Ok, so I've arrived at the point on many of my tippet spools where the elastic band that keeps the spool from unraveling will no longer hold the tippet in place. I carry all my most used tippet on a post attached to my vest so when I walked it bounces around and the tippet starts to unravel. 

Anyone have any tricks to keep this from happening?


----------



## Clayton (Oct 7, 2008)

Take the band off of the spool, pinch off about 1/4" of it in a little loop sort of thing and throw a couple sewing stitches through there. Bingo. Now your band is short enough and keeps a tight grip on your tippet 

Mine have that problem constantly, the bands most companies make suck


----------



## buckeyebrewer (Sep 4, 2008)

http://www.cabelas.com/p-0064471321026a.shtml


----------



## TheCream (Mar 19, 2009)

I use an Orvis Sling Pack as my fly fishing pack. I keep my tippet in the small zippered compartment in the front of the pack so it is contained and not swinging wildly. If I need it, the Sling Pack can be turned to my chest quickly and it's right in front of me. Maybe the lack of a tippet post swinging constantly helps prevent that issue because I have not had trouble with it and I've gone through a few spools this year.


----------



## buckeyebrewer (Sep 4, 2008)

Your definately right. The post swinging does it.


----------



## Clayton (Oct 7, 2008)

If you have the bands already, just throw a stitch in em! it takes like 1 minute  and costs no money.


----------



## fishing pole (May 2, 2004)

Go to the store and buy those ponytail hair things that girls wear in their hair (some guys too). They work great to hold line on tippet spools


----------



## brhoff (Sep 28, 2006)

I just keep my favorite for the day in my lower pocket of the vest and actually keep a small part of the stub end out ...reach down pull off what is needed, clip and tie on.
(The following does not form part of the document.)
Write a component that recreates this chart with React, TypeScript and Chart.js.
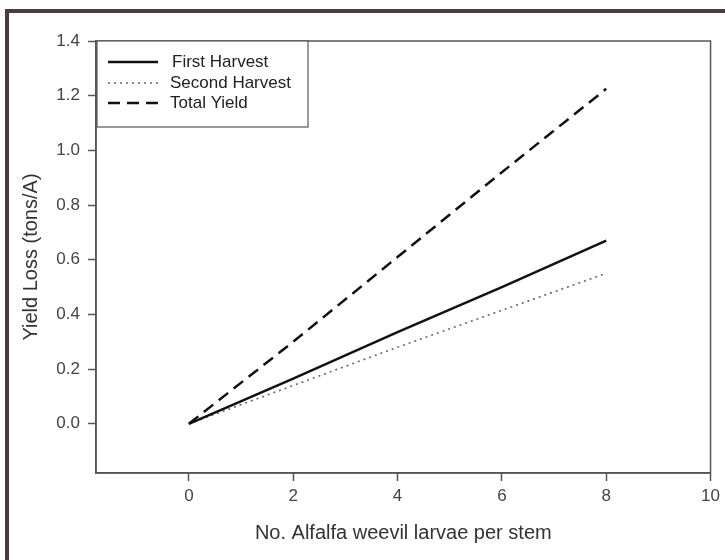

The alternative tippets are kept in the same pocket but without the stub end out of the pocket.

If they start getting out of hand...whack a slit out of the spool with a pocket knife and just anchor the end in it...no muss no fuss.

Guess I got tired of dressing like a Christmas tree to fish...nippers and a hemo are the only things dangling out side the vest for me any more.


----------